WHAT IS ASKED:
Extract every line from the records below that contains the word "this".

----------------

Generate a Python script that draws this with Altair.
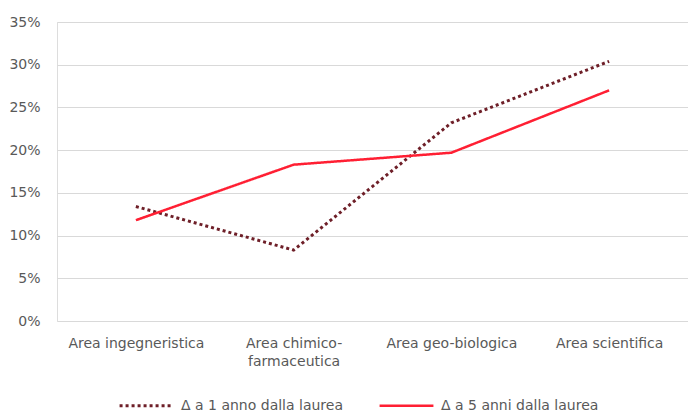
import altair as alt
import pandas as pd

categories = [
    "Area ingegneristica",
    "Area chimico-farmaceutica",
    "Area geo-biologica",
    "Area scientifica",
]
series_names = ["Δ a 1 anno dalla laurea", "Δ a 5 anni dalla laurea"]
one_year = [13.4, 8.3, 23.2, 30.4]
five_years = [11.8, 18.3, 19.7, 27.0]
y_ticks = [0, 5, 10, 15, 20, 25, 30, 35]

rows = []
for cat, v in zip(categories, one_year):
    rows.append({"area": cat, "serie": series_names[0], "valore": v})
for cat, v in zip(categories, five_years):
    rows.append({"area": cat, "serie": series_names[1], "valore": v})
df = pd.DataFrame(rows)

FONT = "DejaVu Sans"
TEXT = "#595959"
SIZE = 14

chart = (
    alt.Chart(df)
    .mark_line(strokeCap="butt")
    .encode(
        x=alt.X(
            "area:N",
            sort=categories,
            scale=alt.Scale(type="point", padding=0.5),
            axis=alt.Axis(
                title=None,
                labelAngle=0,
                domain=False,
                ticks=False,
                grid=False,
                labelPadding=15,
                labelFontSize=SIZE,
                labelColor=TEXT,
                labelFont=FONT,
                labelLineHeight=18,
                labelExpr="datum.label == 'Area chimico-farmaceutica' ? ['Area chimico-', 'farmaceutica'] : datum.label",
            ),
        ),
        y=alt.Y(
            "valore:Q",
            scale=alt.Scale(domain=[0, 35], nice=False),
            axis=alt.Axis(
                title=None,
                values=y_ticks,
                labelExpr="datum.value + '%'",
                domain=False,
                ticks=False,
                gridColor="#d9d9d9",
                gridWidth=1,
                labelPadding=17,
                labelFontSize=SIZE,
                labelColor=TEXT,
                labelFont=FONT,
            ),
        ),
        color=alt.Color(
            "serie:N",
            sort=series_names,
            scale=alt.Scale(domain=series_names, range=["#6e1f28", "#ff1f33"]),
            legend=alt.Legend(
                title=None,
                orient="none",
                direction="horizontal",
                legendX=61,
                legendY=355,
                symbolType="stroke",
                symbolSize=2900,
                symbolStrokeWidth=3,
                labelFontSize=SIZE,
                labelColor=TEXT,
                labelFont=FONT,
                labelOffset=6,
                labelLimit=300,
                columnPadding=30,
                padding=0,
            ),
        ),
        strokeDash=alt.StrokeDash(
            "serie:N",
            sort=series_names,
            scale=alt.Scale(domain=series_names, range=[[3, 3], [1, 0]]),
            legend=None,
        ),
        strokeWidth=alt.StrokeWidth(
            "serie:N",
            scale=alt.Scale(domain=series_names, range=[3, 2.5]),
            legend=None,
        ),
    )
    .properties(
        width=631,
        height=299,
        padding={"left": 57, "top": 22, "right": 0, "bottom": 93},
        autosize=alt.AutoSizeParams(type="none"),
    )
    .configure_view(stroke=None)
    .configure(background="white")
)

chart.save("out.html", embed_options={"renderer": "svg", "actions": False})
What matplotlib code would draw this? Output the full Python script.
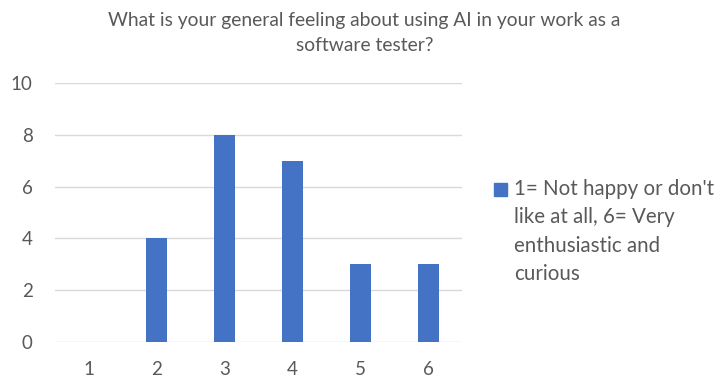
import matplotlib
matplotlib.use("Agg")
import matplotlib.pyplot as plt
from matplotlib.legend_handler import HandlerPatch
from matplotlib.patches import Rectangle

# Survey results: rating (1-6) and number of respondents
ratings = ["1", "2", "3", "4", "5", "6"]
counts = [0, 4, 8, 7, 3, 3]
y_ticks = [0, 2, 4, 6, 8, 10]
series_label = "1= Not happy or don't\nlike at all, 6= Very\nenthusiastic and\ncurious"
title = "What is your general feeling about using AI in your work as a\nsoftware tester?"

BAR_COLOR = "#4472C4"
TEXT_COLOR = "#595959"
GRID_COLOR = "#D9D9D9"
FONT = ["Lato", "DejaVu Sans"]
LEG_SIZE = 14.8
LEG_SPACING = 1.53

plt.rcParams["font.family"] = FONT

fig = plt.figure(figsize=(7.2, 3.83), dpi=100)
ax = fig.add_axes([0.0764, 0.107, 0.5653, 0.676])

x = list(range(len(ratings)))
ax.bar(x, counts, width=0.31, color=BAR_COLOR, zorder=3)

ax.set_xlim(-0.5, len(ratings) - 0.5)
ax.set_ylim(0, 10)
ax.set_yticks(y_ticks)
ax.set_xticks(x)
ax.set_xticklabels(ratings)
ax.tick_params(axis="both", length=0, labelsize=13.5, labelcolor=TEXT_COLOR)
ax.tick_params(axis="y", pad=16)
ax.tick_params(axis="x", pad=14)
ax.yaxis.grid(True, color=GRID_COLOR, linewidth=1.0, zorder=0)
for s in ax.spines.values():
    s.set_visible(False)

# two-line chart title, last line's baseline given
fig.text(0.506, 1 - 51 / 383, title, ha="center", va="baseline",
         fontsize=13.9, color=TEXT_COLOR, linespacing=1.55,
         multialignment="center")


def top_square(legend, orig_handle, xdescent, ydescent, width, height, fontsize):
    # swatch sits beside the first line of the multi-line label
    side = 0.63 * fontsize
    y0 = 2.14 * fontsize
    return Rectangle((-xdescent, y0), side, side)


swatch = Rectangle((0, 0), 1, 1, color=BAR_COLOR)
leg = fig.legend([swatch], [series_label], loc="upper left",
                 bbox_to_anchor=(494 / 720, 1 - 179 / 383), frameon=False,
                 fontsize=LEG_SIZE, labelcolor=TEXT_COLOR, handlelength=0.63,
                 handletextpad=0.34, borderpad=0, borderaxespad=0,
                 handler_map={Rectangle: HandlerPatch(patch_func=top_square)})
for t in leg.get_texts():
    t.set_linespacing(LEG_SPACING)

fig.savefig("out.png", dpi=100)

----------------

IN RESPONSE:
Generate a Python script that draws this with Altair.
What matplotlib code would draw this? Output the full Python script.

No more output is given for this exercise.